More on Recomposition

We informed you a couple of weeks ago that the State of Washington’s House and Senate had approved both the ability for final disposition not only for alkaline hydrolysis, but for “recomposition” or what some refer to as “human composting.

Just the other day we found this article in the Australian publication, The New Daily, that informs us more about the process and how it came to be.  It also tells us of the company formed in the State of Washington named “Recompost” that has been formed to begin commercialization of the process in 2023.

According to the article, the company was founded by architect and anthropologist Katrina Spade who also founded the non-profit Urban Death Project.  The article mentions that Spade has invented a system to transform the dead into soil and that system is now patent pending.

The article points out that “recomposition will gently convert human remains into soil, so that we can nourish new life after we die.”  The process that will take about 30 days will create about a meter of cubic soil per body.

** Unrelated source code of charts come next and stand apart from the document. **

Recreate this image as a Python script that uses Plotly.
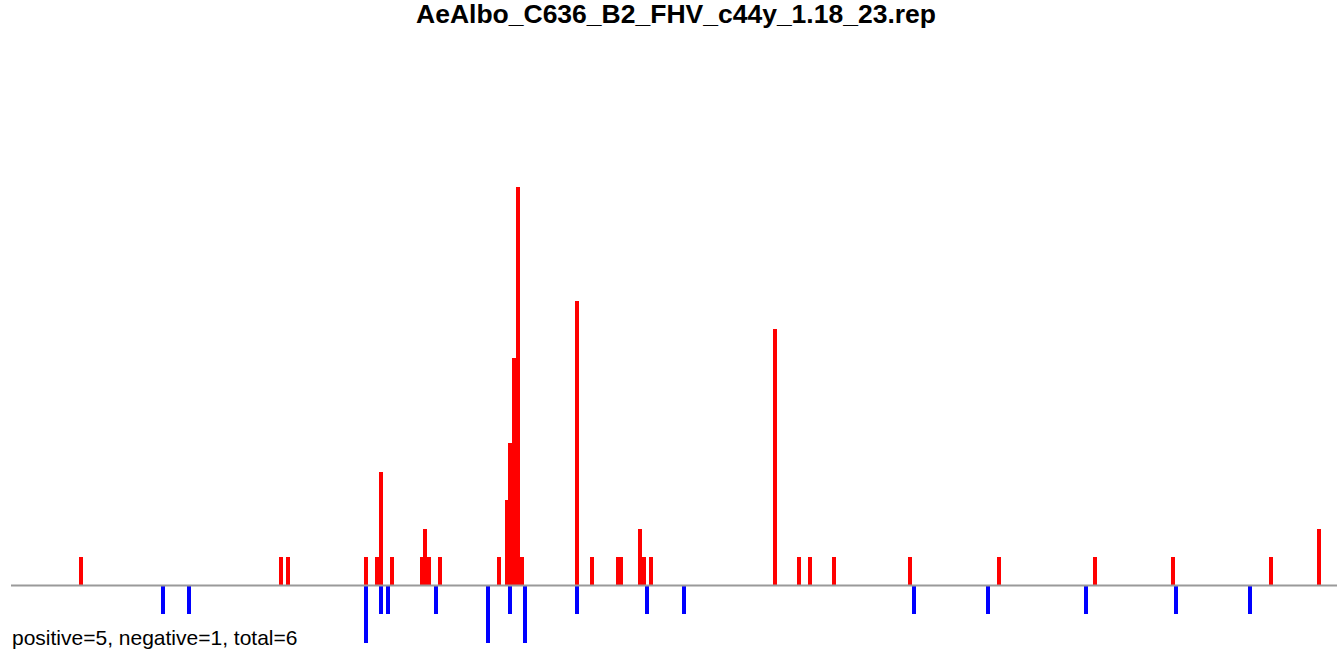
import plotly.graph_objects as go

title_text = "AeAlbo_C636_B2_FHV_c44y_1.18_23.rep"
summary_text = "positive=5, negative=1, total=6"
seq_length = 358.4

pos_positions = [19, 73, 75, 96, 99, 100, 103, 111, 112, 113, 116, 132, 134, 135, 136,
                 137, 138, 153, 157, 164, 165, 170, 171, 173, 206.5, 213, 216, 222.5, 243,
                 267, 293, 314, 340.5, 353.5]
pos_counts = [1, 1, 1, 1, 1, 4, 1, 1, 2, 1, 1, 1, 3, 5, 8,
              14, 1, 10, 1, 1, 1, 2, 1, 1, 9, 1, 1, 1, 1,
              1, 1, 1, 1, 2]

neg_positions = [41, 48, 96, 100, 102, 115, 129, 135, 139, 153, 172, 182, 244, 264,
                 290.5, 315, 335]
neg_counts = [1, 1, 2, 1, 1, 1, 2, 1, 2, 1, 1, 1, 1, 1,
              1, 1, 1]

W, H = 1337, 649
unit_px = 28.5
base_px = 585.5

fig = go.Figure()
fig.add_trace(go.Bar(x=pos_positions, y=pos_counts, width=1.08,
                     marker=dict(color="#FF0000", line=dict(width=0)), showlegend=False))
fig.add_trace(go.Bar(x=neg_positions, y=[-v for v in neg_counts], width=1.08,
                     marker=dict(color="#0000FF", line=dict(width=0)), showlegend=False))

y_top = base_px / unit_px
y_bot = -(H - base_px) / unit_px

fig.add_shape(type="line", xref="paper", yref="y", x0=0, x1=1, y0=0, y1=0,
              line=dict(color="#9a9a9a", width=2))

fig.add_annotation(text="<b>" + title_text + "</b>", xref="paper", yref="paper",
                   x=(676 - 11) / 1326, y=1 - 14 / H, xanchor="center", yanchor="middle",
                   showarrow=False, borderpad=0,
                   font=dict(family="Liberation Sans, Arial", size=26.5, color="black"))
fig.add_annotation(text=summary_text, xref="paper", yref="paper",
                   x=0, y=1 - 637 / H, xanchor="left", yanchor="middle",
                   showarrow=False, borderpad=0,
                   font=dict(family="Liberation Sans, Arial", size=21, color="black"))

fig.update_layout(
    width=W, height=H,
    margin=dict(l=11, r=0, t=0, b=0, pad=0),
    paper_bgcolor="white", plot_bgcolor="white",
    barmode="overlay", bargap=0,
    xaxis=dict(range=[0, seq_length], visible=False, showgrid=False, zeroline=False),
    yaxis=dict(range=[y_bot, y_top], visible=False, showgrid=False, zeroline=False),
)

fig.write_html("out.html", config={"displayModeBar": False},
               post_script="document.body.style.margin='0px';document.body.style.overflow='hidden';")
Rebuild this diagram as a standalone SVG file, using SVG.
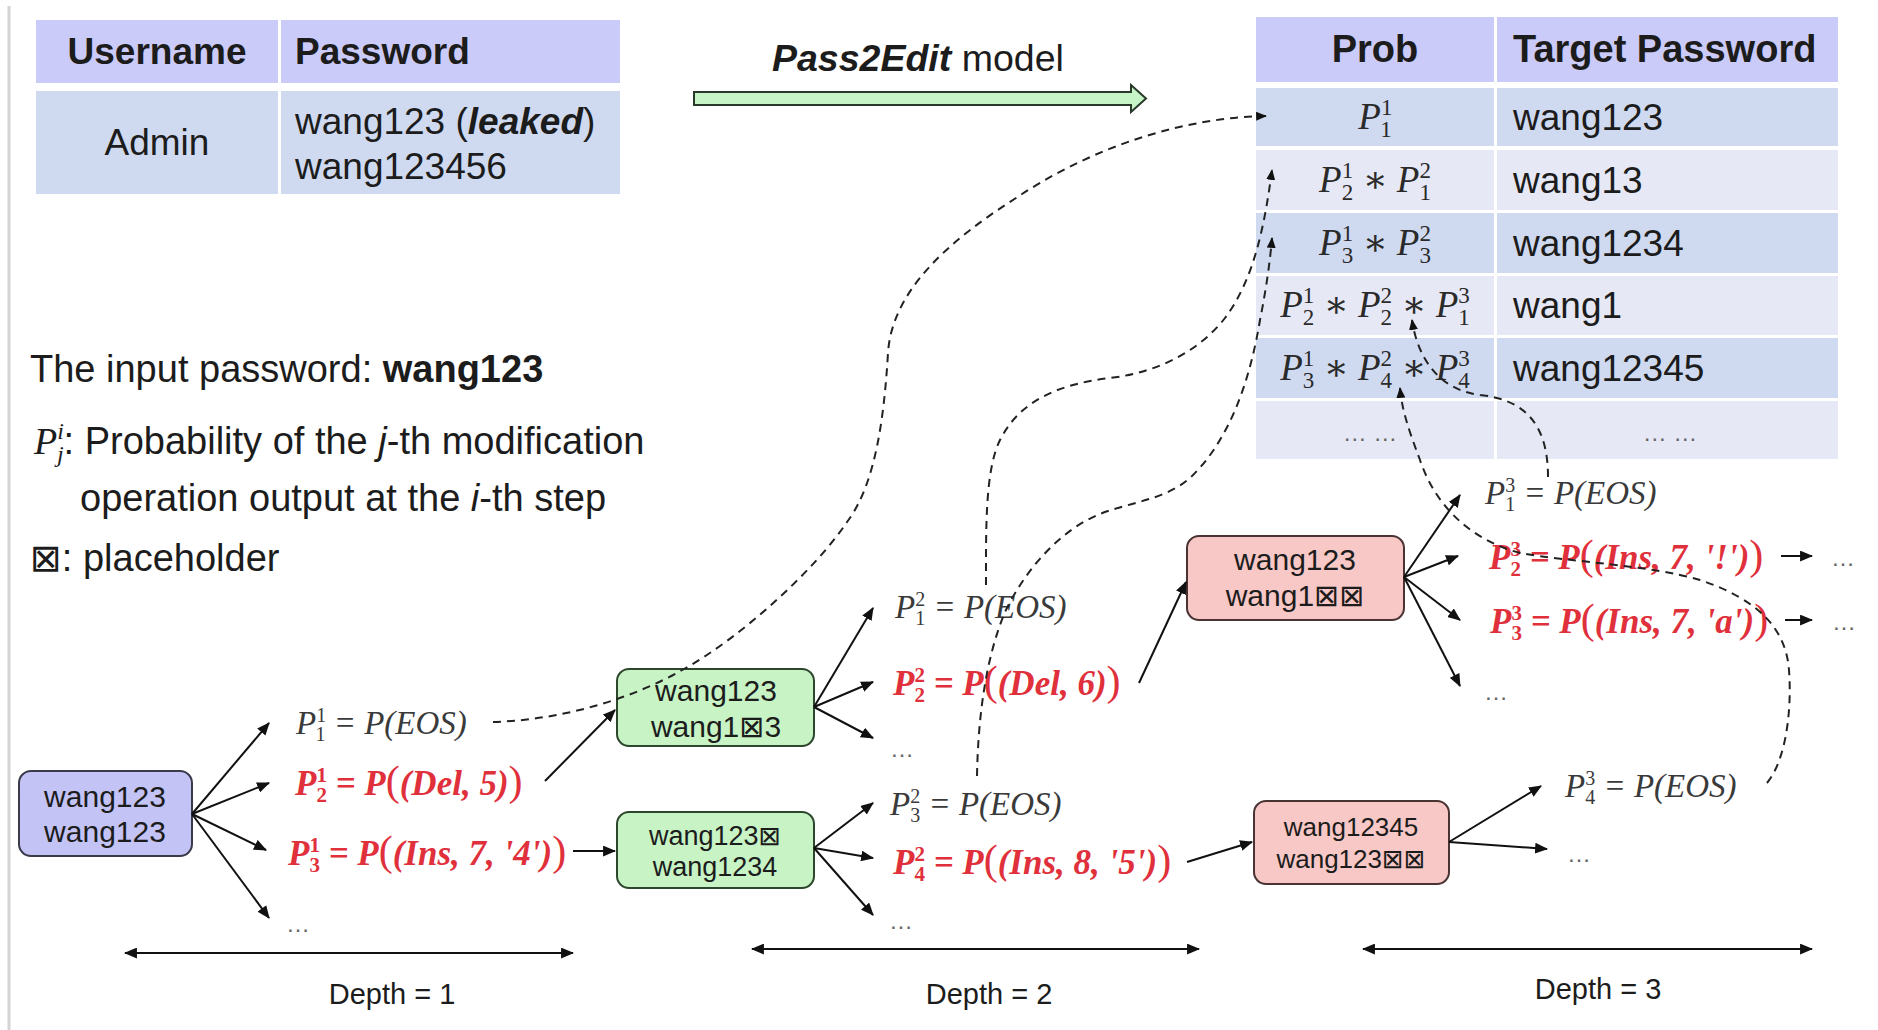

Funeral Director Daily take:  We have said all along that new things will come into the death care business.  It is pretty common now to have alkaline hydrolysis legalized for final disposition along with the old standbys earth burial, entombment, and cremation.  It is our belief that the Washington legalization will start the ball rolling for recomposition as well.  It is quite possible that all states in the United States will have alkaline hydrolysis and recomposition legalized by 2030.

One of the things we noticed in the article was a picture of a recomposition human composter.  It appears to be about 18 feet tall and will require a substantial capital outlay for the installation in order to offer recomposition in this manner.  We also don’t know, and that is probably part of what is patent pending, if the human composter can hold more than one body at a time.  With the duration time from deceased to finished composition product 30 days in length, if the composter we saw handles only one body at a time, it may be an expensive process.